There is a fun little loophole in firearms regulations where you can purchase a partially completed receiver, do a few very simple machining operations and have yourselves a fully operational gun or rifle. The receiver is the part that receives the barrel, the stock, the magazine holding the bullets and it holds the firing mechanism. This is the part of the gun that has the serial number and is considered to be the "heart" of any firearm. Because you are purchasing an uncompleted receiver, you do not have to go through the usual background checks. You can purchase all of the other components (barrel, stock, trigger mechanism, etc...) freely on the open market as they are not regulated.
This little odious bill needs to be throttled in its cradle - from the US Congress website:
H. R. 7115
To prohibit the sale, acquisition, distribution in commerce, or import into the United States of certain firearm receiver castings or blanks, assault weapon parts kits, and machinegun parts kits and the marketing or advertising of such castings or blanks and kits on any medium of electronic communications, to require homemade firearms to have serial numbers, and for other purposes.
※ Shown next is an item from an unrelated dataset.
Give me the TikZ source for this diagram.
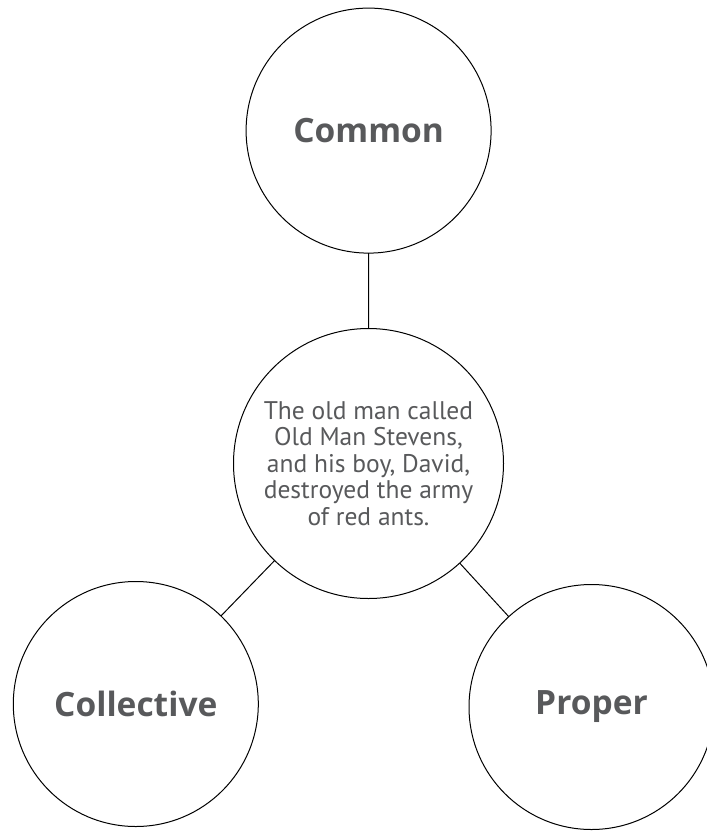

And, as usual, they get a lot of stuff wrong:
(a) In General.—It shall be unlawful to market or advertise, on any medium of electronic communications, including over the Internet, for the sale of any of the following:
(1) A firearm receiver casting or firearm receiver blank or unfinished handgun frame that—
(A) at the point of sale does not meet the definition of a firearm in section 921(a) of title 18, United States Code; and
(B) after purchase by a consumer, can be completed by the consumer to the point at which such casting or blank functions as a firearm frame or receiver for a semiautomatic assault weapon or machinegun or the frame of a handgun.
(2) An assault weapon parts kit.
(3) A machinegun parts kit.
Specifically, (2) - there is no such thing as an assault weapon. This is a distinction made on a purely cosmetic basis (ie: black and using metal or composites for construction) and (3) machine guns manufactured after 1968 are already highly illegal (Gun Control Act of 1968 and Brady Handgun Violence Prevention Act)
Time to fire off a few emails to my representatives.